# Looking for Hog Hunting Lease. Managers, a chance to make more off the property without deer hunting competition!



## roscott (Feb 27, 2021)

Short version: Looking for a lease with abundant hogs. Very willing to work around other seasons and hunters. Willing to pay for the right property and permissions.


Long version: I have had the opportunity for the last several years to come to Georgia and hunt hogs on a buddy’s lease in Lee County. It has quickly become one of my favorite types of hunting and meat, and I’m looking to get a lease of my own. 

I own farmland in Indiana, and we have excellent deer and turkey populations. I will not bother your deer or turkey at all, but would love the chance to thin out your hog population. 

We hunt with suppressors and at night use thermal scopes. It has become quite the hobby. I’m willing to pay for hunting privileges, and would like to be able to bring a couple buddies with me. We would likely only come down a few times during the off season. 
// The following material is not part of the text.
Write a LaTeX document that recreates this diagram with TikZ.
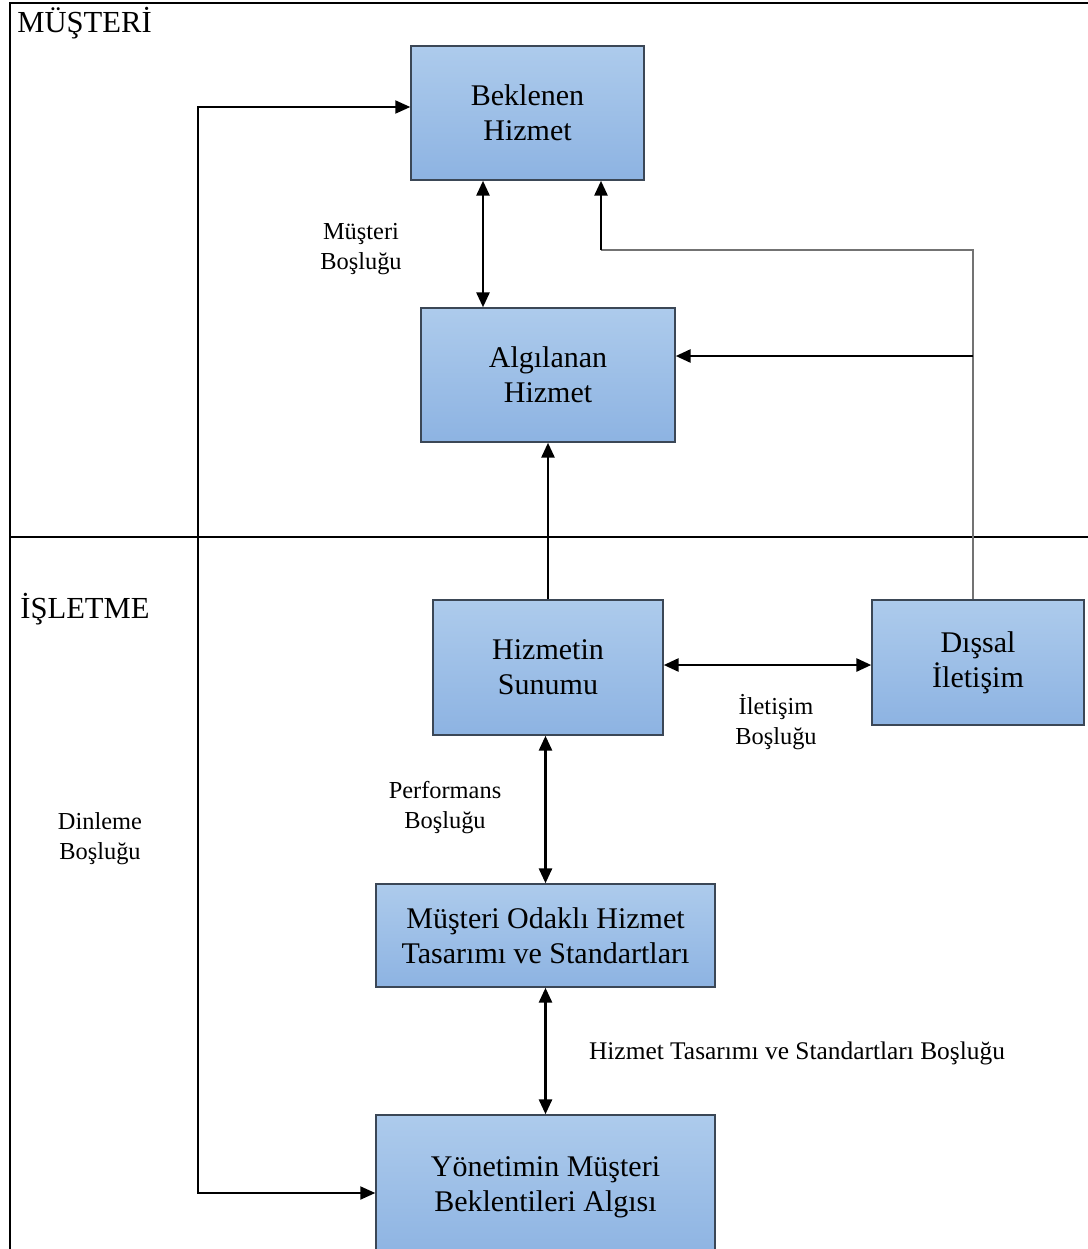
\documentclass[tikz,border=0pt]{standalone}
\usepackage{fontspec}
\setmainfont{Liberation Serif}
\usetikzlibrary{arrows.meta,calc}
\definecolor{boxtop}{HTML}{ADCBEC}
\definecolor{boxbot}{HTML}{8DB3E2}
\definecolor{boxline}{HTML}{3B4756}
\tikzset{
  box/.style={draw=boxline, line width=0.7pt, top color=boxtop, bottom color=boxbot,
    align=center, font=\fontsize{15}{17.5}\selectfont, inner sep=0pt},
  lbl/.style={align=center, font=\fontsize{12.2}{15}\selectfont, inner sep=0pt},
  ttl/.style={font=\fontsize{15.3}{17.5}\selectfont, inner sep=0pt},
  tip/.tip={Triangle[length=7.5pt,width=6.5pt]},
  arr/.style={line width=1.4pt, -tip},
  darr/.style={line width=1.4pt, tip-tip},
  thinline/.style={line width=0.7pt, draw=black!55},
}
\begin{document}
\begin{tikzpicture}[x=0.5pt,y=-0.5pt]
\useasboundingbox (0,0) rectangle (1088,1249);
% frame
\draw[line width=1.1pt] (10,1260) -- (10,3) -- (1095,3);
\draw[line width=0.6pt] (10,537) -- (1095,537);
\node[ttl, anchor=base west] (tm) at (17,32) {MÜŞTERİ};
\node[ttl, anchor=base west] (ti) at (20,618) {İŞLETME};
% boxes
\node[box, minimum width=116.5pt, minimum height=67pt] (bek) at (527.5,113) {Beklenen\\Hizmet};
\node[box, minimum width=127pt, minimum height=67pt] (alg) at (548,375) {Algılanan\\Hizmet};
\node[box, minimum width=115pt, minimum height=67.5pt] (sun) at (548,667.5) {Hizmetin\\Sunumu};
\node[box, minimum width=106pt, minimum height=62.5pt] (dis) at (978,662.5) {Dışsal\\İletişim};
\node[box, minimum width=169.5pt, minimum height=51.5pt] (mod) at (545.5,935.5) {Müşteri Odaklı Hizmet\\Tasarımı ve Standartları};
\node[box, minimum width=169.5pt, minimum height=72pt] (yon) at (545.5,1187) {Yönetimin Müşteri\\Beklentileri Algısı};
% labels
\node[lbl] (mb) at (361,249) {Müşteri\\Boşluğu};
\node[lbl] (ib) at (776,722) {İletişim\\Boşluğu};
\node[lbl] (pb) at (445,808) {Performans\\Boşluğu};
\node[lbl] (db) at (100,839) {Dinleme\\Boşluğu};
\node[lbl, font=\fontsize{12.7}{15}\selectfont] (hb) at (797,1053) {Hizmet Tasarımı ve Standartları Boşluğu};
% helper coordinates
\coordinate (xa) at (483,0);
\coordinate (dt) at (198,107);
\coordinate (dl) at (198,1193);
\coordinate (c1) at (973,250);
\coordinate (c2) at (601,250);
\coordinate (c3) at (973,356);
\coordinate (ys) at (0,665);
% connectors
\draw[darr] (bek.south -| xa) -- (alg.north -| xa);
\draw[line width=1pt, tip-tip] (bek.west |- dt) -- (dt) -- (dl) -- (yon.west |- dl);
\draw[thinline] (dis.north -| c1) -- (c1) -- (c2);
\draw[arr] (c2) -- (bek.south -| c2);
\draw[arr] (c3) -- (alg.east |- c3);
\draw[arr] (sun.north) -- (alg.south);
\draw[darr] (sun.east |- ys) -- (dis.west |- ys);
\draw[darr] (sun.south -| mod.north) -- (mod.north);
\draw[darr] (mod.south) -- (yon.north);
\end{tikzpicture}
\end{document}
Feel free to call or text. Thanks!
-Reid
765-five eight five-9697


----------



## roscott (Apr 22, 2021)

Bump!


----------



## antharper (Apr 24, 2021)

Good luck , I’d think a lease would jump all over this !


----------



## Jim Boyd (Apr 26, 2021)

roscott said:


> Bump!



Good luck!

Swap a Midwest deer hunt for some hog hunting and you will def get takers. 

Drive safe.


----------



## roscott (Jun 26, 2021)

Still looking!


----------